A grande vantagem do Game Boy em relação às outras consolas era a sua simplicidade, design e o facto de ser portátil, pois não tinha que tinha de estar dependente de um ecrã de televisão. Podíamos levar para qualquer lado e não ouvíamos tantas vezes a mítica expressão dos nossos pais e familiares “Larga isso e vai brincar lá para fora!”, porque podíamos jogar fora de casa. Mas muitas vezes ouvíamos “Estás sempre agarrado a isso. Olha que não te dou mais pilhas este mês!”, o que acabaria por ter um efeito semelhante. Esta era até uma modalidade que permitia que soubéssemos gerir o tempo, sem ficarmos demasiado presos ao ecrã, e intervalar com outras actividades. Só quando chegou a versão Game Boy Advance SP, muito mais modernizada, é que as pilhas se tornaram uma coisa do século passado, pois já vinha com uma bateria recarregável. A linha foi descontinuada em 2008, com a versão Micro, e substituída formalmente pela já conhecida Nintendo DS.

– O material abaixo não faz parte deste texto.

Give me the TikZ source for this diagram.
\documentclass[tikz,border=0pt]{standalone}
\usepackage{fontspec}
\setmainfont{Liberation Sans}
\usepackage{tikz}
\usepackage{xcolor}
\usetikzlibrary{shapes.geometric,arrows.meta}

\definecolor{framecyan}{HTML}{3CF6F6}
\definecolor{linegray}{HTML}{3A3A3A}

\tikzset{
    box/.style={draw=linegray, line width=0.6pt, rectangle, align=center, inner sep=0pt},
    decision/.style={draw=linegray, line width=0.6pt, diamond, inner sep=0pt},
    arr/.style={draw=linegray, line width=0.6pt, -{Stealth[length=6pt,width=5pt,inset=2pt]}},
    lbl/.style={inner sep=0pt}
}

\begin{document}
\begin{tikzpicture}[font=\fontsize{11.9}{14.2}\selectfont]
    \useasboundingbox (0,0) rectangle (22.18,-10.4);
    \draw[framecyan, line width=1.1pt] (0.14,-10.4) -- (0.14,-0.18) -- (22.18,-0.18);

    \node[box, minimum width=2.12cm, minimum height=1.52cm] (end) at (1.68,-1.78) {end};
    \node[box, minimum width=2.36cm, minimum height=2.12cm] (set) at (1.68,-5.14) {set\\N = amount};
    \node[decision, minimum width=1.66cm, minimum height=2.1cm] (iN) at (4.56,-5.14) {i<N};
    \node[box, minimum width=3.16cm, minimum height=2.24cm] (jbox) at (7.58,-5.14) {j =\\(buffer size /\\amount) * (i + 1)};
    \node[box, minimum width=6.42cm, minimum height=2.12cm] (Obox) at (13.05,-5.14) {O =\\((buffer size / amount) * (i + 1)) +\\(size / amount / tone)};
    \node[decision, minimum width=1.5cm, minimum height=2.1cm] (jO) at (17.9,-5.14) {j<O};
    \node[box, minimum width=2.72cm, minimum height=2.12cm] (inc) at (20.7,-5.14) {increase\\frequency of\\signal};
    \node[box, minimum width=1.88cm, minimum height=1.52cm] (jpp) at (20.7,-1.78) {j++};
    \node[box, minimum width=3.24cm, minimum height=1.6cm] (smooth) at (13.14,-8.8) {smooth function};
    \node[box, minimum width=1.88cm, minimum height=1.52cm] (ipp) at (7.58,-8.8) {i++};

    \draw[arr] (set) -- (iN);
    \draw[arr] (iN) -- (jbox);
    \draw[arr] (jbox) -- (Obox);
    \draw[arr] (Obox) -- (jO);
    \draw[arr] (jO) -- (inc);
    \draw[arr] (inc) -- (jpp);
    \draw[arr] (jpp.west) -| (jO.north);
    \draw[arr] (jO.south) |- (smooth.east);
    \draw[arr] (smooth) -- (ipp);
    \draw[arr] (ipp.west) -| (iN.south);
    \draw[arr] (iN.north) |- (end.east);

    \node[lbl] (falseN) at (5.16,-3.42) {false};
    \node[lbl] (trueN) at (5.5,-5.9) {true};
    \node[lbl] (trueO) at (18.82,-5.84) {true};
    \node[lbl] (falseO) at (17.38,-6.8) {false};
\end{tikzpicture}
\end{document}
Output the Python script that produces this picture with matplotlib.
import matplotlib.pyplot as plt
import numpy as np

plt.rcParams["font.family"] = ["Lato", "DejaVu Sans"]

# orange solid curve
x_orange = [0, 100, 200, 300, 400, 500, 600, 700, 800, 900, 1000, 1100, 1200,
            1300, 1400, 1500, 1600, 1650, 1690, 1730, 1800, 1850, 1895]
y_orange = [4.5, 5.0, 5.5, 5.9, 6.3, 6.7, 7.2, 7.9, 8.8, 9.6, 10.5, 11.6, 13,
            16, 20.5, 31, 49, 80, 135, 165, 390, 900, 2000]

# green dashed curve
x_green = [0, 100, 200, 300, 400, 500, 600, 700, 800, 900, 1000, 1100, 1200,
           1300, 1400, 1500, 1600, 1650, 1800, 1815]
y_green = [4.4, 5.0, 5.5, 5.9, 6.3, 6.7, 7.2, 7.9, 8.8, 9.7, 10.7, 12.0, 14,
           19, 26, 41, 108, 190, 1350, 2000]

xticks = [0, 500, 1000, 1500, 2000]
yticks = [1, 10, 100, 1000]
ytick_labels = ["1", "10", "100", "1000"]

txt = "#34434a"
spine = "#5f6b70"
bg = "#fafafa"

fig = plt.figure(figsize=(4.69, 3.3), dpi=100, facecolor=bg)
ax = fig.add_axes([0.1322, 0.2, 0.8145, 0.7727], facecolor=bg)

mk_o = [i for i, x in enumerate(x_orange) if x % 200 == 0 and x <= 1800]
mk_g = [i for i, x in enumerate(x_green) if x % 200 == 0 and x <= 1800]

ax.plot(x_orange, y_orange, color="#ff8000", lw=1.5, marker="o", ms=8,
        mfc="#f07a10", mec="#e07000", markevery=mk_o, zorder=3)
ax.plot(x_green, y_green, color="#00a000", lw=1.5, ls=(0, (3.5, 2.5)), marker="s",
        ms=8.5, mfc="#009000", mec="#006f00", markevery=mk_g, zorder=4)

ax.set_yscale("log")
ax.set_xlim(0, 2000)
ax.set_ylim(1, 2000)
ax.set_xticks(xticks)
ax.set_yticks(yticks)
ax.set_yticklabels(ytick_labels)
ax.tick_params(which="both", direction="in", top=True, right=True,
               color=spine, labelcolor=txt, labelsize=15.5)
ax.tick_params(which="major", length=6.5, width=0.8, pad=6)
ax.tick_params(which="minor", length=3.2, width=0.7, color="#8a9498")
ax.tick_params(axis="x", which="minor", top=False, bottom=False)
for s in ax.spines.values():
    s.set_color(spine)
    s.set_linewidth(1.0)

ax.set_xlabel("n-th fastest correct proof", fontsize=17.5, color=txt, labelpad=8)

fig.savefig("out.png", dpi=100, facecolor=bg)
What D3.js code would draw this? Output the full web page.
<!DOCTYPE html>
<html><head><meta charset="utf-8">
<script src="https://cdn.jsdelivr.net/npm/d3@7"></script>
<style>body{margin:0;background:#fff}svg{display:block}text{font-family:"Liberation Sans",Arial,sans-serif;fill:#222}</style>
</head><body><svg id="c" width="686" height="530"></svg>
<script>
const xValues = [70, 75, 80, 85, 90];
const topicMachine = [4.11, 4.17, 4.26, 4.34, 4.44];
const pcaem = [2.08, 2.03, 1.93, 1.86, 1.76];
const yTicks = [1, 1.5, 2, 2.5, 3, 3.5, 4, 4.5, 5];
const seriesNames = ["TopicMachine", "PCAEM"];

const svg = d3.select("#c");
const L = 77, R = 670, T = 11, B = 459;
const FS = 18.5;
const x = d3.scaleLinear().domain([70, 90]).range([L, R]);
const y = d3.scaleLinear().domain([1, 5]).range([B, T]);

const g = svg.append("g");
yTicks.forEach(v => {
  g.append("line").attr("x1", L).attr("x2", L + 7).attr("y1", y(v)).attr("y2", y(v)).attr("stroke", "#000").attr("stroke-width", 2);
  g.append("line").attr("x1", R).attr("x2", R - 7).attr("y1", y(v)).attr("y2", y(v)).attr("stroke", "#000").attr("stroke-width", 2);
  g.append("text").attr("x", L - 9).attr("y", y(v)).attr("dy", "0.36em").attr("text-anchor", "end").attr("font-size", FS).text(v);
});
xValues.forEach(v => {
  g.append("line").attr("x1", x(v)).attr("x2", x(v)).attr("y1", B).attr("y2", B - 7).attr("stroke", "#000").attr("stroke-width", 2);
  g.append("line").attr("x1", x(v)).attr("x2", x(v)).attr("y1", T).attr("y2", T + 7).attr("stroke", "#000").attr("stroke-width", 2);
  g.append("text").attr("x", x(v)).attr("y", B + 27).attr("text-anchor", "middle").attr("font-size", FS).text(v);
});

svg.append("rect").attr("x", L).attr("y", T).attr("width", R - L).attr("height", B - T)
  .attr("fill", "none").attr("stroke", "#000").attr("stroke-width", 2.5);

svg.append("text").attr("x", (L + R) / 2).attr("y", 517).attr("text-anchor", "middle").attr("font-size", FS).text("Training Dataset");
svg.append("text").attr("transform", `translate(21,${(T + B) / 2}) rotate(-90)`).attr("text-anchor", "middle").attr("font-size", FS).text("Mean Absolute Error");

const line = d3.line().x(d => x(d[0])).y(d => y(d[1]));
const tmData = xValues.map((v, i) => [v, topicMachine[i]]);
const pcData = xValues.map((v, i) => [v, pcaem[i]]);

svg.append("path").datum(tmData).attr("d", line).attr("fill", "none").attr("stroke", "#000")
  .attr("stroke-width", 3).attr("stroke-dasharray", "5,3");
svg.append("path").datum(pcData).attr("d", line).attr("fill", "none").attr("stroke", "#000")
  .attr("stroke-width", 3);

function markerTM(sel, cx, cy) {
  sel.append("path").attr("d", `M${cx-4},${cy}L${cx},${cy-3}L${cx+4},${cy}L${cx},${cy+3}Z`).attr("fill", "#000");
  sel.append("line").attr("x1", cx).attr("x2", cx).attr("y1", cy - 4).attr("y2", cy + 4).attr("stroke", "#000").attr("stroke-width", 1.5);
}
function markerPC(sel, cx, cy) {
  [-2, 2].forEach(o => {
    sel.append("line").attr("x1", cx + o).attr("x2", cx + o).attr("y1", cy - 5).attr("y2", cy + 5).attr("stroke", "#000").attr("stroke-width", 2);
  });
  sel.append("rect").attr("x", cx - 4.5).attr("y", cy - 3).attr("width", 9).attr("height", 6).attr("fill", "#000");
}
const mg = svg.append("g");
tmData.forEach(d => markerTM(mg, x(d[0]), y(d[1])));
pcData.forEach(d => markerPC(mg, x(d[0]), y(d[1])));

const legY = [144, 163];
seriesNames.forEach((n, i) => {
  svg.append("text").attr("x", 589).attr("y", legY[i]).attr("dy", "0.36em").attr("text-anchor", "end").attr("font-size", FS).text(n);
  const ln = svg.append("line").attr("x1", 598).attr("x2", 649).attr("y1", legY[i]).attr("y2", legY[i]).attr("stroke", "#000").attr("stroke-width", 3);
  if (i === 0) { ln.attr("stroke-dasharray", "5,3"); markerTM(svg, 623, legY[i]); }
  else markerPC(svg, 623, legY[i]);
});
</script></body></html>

O Game Boy tem crónicas para contar como nenhuma outra consola tivera. Nem as consolas mais primordiais que foram uma novidade da tecnologia, nem as consolas actuais com gráficos mais modernos e com uma ampla gama de jogos as têm. O Game Boy tem histórias únicas, crescemos com ele tal como ele evoluiu connosco, e apanhou uma grande gama de gerações durante duas décadas. Quem quiser matar saudades, emuladores para o computador e para o telemóvel é coisa que não falta, ainda que nada como o verdadeiro Game Boy físico. Embora hoje seja uma peça de museu, um elemento retro do passado, o Game Boy é um símbolo das consolas de videojogos que permanece actual nos dias de hoje. Conseguimos ainda encontrar bolsas, canecas, emblemas e outros pequenos objectos alusivos ao mesmo. Muitos de nós tem outra vida, e já deixou os videojogos há bastante tempo, o que também faz parte. As consolas vão passando, sendo substituídas por outras mais modernas, com melhores gráficos e sistemas de jogo, e assim sempre foi. Mas o Game Boy é a consola que fica no coração de quem realmente vibrou e viveu imensas aventuras nas muitas horas em que o teve nas mãos, sozinho e com amigos, nos mais variadíssimos lugares.